■ Task to complete
Determine which lines of the records include the word "this", and copy them.

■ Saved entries
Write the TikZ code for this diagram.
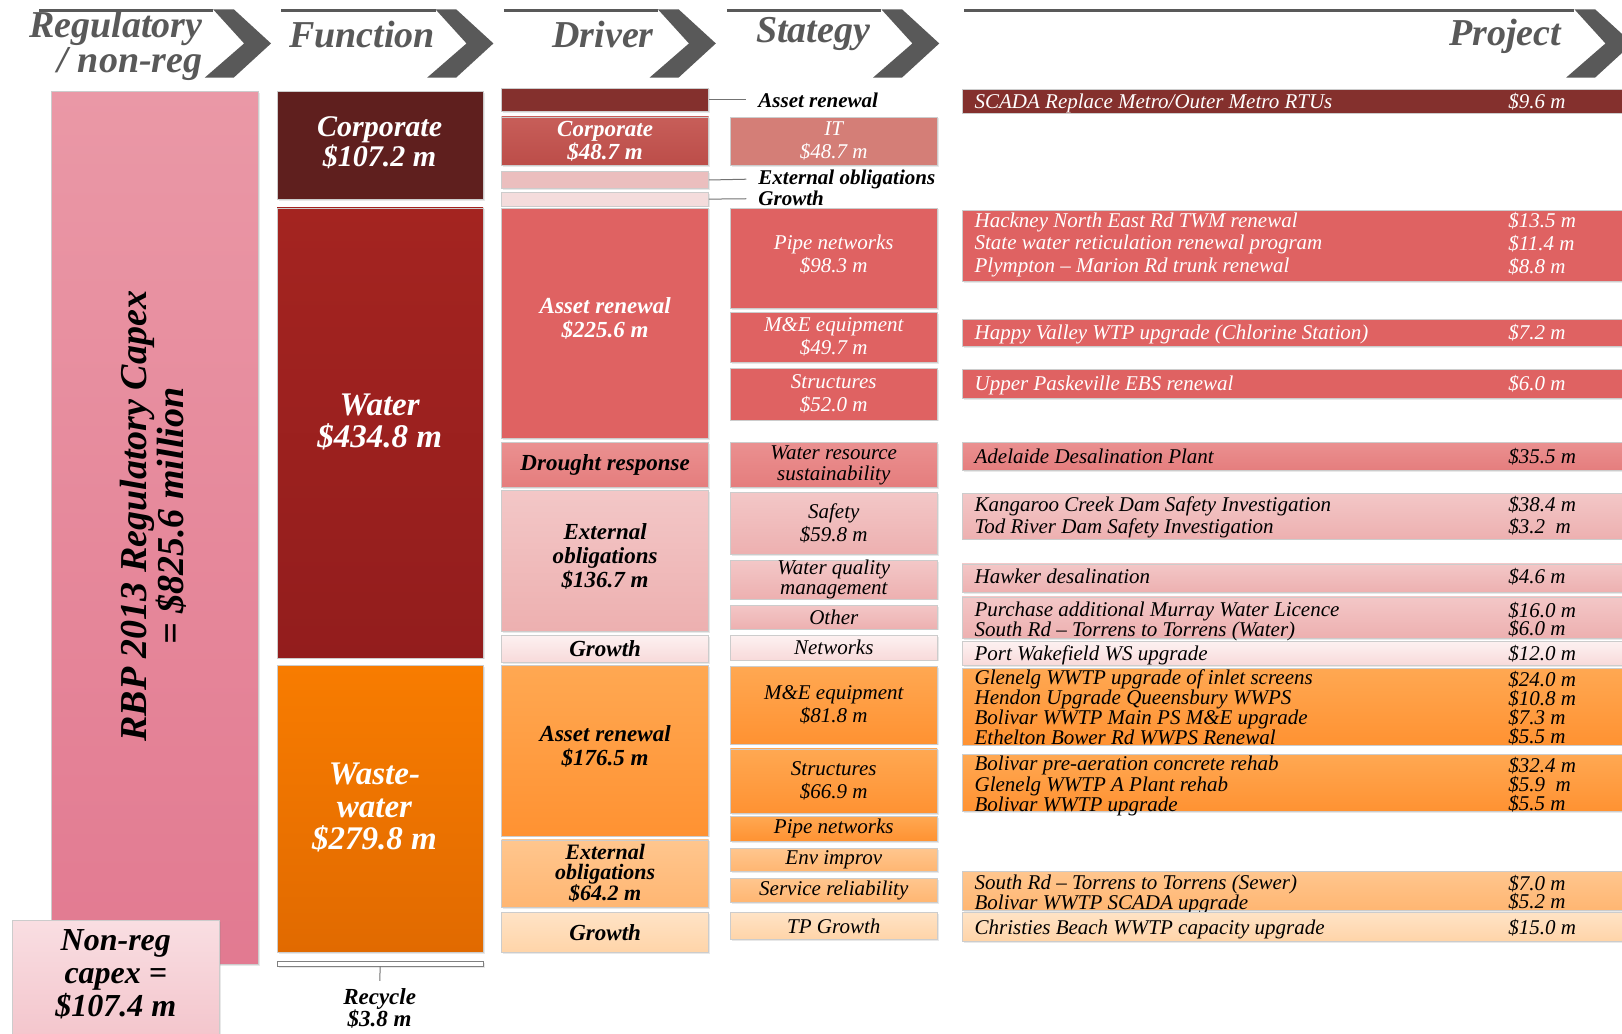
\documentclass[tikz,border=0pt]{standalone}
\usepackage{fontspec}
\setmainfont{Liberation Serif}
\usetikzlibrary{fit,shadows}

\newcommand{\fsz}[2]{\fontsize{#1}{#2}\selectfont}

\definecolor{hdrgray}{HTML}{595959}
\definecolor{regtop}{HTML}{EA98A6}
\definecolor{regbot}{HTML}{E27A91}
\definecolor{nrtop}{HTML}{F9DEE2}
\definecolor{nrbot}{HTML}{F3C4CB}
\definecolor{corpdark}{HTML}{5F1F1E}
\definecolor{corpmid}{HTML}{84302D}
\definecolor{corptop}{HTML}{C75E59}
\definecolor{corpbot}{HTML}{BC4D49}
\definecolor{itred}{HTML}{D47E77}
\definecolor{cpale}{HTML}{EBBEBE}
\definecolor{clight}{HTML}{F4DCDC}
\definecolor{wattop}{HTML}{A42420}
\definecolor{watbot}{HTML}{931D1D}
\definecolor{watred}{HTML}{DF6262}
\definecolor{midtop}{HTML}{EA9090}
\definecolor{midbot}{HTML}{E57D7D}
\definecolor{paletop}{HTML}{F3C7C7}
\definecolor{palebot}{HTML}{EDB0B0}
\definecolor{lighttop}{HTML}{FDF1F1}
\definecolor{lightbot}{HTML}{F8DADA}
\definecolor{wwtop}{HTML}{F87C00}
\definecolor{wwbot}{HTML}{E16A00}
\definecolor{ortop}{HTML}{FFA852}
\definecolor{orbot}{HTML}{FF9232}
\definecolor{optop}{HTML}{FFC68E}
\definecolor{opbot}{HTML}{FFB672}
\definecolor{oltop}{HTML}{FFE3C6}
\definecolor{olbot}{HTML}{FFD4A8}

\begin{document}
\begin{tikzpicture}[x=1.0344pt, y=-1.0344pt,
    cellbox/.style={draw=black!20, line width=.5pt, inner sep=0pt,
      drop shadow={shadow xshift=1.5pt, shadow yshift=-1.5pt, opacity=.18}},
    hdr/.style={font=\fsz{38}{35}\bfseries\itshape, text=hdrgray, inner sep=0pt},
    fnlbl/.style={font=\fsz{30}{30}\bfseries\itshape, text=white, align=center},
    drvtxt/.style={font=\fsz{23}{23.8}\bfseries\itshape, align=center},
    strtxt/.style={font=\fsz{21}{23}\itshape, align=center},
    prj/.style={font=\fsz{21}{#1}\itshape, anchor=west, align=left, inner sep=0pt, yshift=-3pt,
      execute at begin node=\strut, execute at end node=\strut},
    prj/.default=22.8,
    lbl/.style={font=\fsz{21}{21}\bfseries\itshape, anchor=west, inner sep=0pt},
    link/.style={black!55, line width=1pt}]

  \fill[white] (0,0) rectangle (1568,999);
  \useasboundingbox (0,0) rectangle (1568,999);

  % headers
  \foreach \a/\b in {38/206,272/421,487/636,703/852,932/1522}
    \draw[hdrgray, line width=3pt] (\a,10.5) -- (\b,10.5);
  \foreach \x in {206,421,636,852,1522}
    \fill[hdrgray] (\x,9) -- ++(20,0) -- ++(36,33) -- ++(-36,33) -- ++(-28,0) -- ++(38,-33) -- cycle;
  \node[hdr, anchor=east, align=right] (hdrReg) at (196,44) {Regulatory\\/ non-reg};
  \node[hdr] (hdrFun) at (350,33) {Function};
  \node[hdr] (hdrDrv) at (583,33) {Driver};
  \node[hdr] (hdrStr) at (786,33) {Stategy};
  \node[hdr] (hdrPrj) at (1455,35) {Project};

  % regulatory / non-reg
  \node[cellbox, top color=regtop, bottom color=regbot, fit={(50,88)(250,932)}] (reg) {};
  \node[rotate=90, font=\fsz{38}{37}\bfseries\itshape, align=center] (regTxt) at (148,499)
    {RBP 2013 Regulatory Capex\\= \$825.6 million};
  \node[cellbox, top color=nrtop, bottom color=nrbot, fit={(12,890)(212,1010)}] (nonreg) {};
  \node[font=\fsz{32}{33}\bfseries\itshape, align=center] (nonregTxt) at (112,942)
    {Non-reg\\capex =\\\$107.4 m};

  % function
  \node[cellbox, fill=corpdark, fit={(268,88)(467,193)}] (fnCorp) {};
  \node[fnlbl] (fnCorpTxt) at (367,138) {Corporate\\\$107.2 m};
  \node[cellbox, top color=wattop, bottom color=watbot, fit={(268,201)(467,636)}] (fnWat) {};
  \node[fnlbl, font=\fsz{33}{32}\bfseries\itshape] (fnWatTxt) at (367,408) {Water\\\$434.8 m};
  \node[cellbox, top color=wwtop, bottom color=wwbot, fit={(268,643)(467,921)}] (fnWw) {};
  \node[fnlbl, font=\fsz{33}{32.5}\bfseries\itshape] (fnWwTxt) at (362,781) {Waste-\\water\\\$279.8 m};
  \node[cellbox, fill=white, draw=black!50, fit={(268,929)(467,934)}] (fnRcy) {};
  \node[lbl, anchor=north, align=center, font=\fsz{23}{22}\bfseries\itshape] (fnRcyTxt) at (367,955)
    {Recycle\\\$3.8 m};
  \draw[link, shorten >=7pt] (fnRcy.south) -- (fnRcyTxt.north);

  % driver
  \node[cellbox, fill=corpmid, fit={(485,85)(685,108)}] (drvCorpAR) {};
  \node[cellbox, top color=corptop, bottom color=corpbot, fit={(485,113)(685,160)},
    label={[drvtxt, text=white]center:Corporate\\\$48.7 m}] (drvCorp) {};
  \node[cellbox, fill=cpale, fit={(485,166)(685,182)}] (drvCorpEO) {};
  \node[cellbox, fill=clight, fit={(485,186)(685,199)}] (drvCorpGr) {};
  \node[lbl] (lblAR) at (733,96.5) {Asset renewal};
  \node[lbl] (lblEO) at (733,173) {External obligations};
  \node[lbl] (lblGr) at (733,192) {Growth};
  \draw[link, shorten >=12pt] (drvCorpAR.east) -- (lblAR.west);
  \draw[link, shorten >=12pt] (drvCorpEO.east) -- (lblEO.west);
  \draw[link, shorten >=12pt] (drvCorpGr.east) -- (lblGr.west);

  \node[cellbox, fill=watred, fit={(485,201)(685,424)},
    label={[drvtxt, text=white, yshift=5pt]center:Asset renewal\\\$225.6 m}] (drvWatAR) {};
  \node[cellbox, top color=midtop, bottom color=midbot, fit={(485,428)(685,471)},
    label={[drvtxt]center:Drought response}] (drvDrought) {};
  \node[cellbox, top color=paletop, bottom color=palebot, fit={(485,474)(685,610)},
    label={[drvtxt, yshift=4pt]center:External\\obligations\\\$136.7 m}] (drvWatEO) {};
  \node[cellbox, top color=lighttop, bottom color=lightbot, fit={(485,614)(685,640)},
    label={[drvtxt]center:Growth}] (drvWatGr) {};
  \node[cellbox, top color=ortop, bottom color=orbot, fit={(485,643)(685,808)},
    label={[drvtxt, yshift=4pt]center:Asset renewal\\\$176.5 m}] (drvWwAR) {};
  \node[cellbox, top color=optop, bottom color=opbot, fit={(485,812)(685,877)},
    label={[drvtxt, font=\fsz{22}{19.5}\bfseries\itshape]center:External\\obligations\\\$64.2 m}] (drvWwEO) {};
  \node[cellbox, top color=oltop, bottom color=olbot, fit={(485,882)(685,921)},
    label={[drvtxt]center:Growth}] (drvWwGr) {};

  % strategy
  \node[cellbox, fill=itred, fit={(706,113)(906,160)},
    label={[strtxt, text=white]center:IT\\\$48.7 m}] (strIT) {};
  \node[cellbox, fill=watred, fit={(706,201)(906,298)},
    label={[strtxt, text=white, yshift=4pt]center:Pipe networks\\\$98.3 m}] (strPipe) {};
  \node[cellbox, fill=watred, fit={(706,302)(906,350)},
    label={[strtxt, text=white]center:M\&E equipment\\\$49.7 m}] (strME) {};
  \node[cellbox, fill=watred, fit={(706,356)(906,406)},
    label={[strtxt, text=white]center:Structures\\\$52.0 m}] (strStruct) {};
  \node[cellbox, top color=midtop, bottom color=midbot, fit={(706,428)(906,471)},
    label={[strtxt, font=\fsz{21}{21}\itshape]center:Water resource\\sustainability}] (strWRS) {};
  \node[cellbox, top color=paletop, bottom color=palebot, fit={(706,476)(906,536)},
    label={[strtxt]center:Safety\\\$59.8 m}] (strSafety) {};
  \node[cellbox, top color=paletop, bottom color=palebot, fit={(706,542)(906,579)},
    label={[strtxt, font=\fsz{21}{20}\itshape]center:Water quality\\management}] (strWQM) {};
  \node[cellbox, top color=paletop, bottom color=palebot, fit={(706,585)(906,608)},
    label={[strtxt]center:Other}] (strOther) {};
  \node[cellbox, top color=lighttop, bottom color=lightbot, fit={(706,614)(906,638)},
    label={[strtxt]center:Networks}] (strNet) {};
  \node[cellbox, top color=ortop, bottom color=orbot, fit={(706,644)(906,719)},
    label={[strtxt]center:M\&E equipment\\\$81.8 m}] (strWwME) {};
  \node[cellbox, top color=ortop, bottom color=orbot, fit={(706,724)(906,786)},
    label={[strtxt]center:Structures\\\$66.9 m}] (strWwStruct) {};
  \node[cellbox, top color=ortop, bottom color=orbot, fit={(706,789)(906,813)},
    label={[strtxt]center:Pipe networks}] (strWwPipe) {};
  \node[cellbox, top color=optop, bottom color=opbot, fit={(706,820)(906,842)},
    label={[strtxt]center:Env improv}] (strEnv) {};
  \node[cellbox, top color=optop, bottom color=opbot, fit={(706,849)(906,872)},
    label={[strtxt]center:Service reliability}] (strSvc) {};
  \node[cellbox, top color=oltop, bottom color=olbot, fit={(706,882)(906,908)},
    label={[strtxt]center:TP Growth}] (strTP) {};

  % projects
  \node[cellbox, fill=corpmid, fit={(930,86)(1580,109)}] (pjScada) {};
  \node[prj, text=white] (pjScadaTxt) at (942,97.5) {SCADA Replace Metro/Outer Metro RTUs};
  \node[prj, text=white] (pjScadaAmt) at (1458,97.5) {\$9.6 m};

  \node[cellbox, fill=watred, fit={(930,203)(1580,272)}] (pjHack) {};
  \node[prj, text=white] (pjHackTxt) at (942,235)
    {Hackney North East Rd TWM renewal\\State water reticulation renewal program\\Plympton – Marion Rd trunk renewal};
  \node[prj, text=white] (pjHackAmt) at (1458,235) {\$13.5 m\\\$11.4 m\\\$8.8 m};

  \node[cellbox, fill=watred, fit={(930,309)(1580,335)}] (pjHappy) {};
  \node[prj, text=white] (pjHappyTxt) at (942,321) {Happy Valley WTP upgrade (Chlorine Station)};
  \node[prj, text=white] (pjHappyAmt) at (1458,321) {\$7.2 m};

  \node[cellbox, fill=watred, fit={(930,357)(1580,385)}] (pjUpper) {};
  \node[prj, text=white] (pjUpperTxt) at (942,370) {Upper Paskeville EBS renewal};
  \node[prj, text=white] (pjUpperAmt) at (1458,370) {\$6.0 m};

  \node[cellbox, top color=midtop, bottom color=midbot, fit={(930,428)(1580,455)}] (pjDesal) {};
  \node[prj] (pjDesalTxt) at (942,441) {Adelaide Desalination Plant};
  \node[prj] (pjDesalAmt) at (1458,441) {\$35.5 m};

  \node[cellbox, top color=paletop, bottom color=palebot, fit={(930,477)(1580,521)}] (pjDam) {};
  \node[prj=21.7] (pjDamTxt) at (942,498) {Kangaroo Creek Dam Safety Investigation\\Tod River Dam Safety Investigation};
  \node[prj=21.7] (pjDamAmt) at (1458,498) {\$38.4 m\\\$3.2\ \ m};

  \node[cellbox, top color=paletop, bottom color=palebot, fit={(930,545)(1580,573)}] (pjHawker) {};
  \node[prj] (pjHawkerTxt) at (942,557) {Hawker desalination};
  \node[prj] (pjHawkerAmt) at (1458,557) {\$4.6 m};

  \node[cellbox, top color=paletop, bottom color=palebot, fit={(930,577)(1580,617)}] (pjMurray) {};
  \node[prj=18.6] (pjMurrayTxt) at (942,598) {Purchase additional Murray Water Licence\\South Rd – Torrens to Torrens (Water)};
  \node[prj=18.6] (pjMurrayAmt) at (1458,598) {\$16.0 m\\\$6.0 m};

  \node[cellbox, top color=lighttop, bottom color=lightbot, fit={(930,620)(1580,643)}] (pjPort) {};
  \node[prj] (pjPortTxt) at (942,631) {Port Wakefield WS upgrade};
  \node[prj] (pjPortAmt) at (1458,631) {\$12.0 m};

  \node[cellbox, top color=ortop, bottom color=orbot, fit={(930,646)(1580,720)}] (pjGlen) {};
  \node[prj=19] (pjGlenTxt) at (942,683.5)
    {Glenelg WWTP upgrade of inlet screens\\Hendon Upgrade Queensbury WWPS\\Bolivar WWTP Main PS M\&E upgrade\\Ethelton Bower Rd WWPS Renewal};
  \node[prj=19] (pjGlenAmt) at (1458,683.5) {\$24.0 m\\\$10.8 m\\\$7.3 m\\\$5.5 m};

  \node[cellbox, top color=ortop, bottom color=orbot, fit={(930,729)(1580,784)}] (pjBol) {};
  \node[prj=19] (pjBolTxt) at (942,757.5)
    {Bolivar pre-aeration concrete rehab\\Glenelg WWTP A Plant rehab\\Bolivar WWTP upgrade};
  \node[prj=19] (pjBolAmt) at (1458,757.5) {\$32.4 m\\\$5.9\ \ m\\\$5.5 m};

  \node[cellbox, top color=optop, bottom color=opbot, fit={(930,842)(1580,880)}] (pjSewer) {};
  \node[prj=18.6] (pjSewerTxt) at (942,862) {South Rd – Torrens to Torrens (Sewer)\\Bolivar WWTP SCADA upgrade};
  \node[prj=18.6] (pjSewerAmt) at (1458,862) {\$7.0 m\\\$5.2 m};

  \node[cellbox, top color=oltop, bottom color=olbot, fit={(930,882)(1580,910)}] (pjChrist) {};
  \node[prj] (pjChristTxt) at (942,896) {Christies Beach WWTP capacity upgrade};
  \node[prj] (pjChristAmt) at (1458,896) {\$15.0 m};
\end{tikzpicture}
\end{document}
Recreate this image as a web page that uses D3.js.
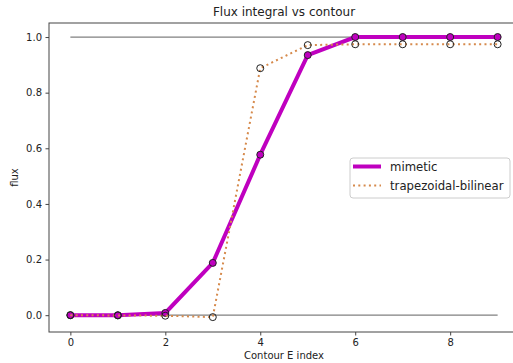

■ Written reply
Write the TikZ code for this diagram.
Recreate this image as a web page that uses D3.js.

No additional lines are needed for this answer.